Contrast-Enhanced Ultrasound as a Diagnostic Procedure in Renal Diseases: A Case Report


Standard ultrasound (US) finds wide use in renal diseases as a screening procedure, but it is not always able to characterize lesions, especially in differential diagnosis between benign and malignant lesions. In contrast, contrast-enhanced ultrasonography (CEUS) is appropriate in differentiating between solid and cystic lesions as well as between tumors and pseudotumors. We show the case of a nephropathic patient who showed a complex, large, growing renal mass, characterized through a CEUS. This seventy-five-year-old diabetic heart patient showed a 6 cm-complex and plurisected cyst on ultrasound of left kidney. Laboratory data showed the presence of stage IIIb chronic renal failure with GFR 30 ml/min, creatinine 2.33 mg/dl, azotemia 88 mg/dl. The patient performed abdominal CT without contrast medium, showing at the level of the left upper pole, a roundish formation with the dimensions of approximately 70x53x50 mm. At the semiannual checkup, the nephrology examination showed a slight rise in creatinine and, therefore, after six months, it was decided to perform a CT scan without contrast medium again. CT showed a slight increase in the size of the mass located at the left kidney (74x56x57 mm). Given the increased size of the left mass, albeit modest, a CEUS was performed to reach a diriment diagnosis. CEUS concluded for complex cystic formation with presence of intraluminal solid-corpuscular material, with thrombotic-hemorrhagic etiology, in progressive phase of organization, classifiable as Bosniak type II cyst. CEUS in the kidneys is a cost-effective and valuable imaging technique; it is accurate in the characterization of indeterminate lesions and complex cysts.

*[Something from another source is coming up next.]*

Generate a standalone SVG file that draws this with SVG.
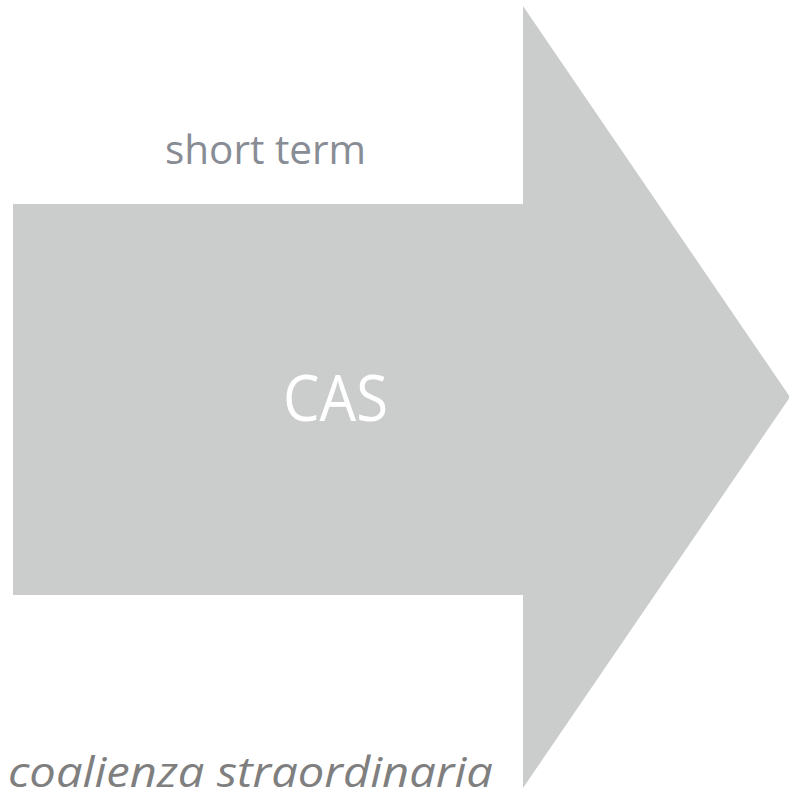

Keywords: Contrast-Enhanced Ultrasound, CEUS, Renal Cyst, Indeterminate Renal Mass


Ultrasound (US) is a non-invasive technique commonly used for first level investigation in renal diseases. It is known to be an easy-to-use and relatively inexpensive approach. Computed tomography (CT) and magnetic resonance (RM) are also used for these indications, but they certainly have a higher cost and risks such as exposure to ionizing radiation in the case of CT. Standard US finds wide use as a screening procedure, but it is not always able to characterize lesions. In fact, lesions may present as isoechoic to the renal parenchyma on grey-scale imaging, and the micro-circulation can be detected with difficulty using Doppler. In addition, the standard US fails to make differential diagnosis between benign and malignant lesions [1].

In contrast, the clinical use of contrast-enhanced ultrasonography (CEUS) in the kidney has been very well defined by the guidelines of the European Federation of Societies for Ultrasound in Medicine and Biology (EFSUMB) published in 2017. Based on these indications, CEUS is appropriate in identifying suspected vascular disorders such as infarction and cortical necrosis; in differentiating between solid and cystic lesions as well as between tumors and pseudotumors. CEUS is useful in the characterization and follow-up of complex cystic masses and in the identification of renal abscesses, as also in radiofrequency ablation of non-surgical masses [2].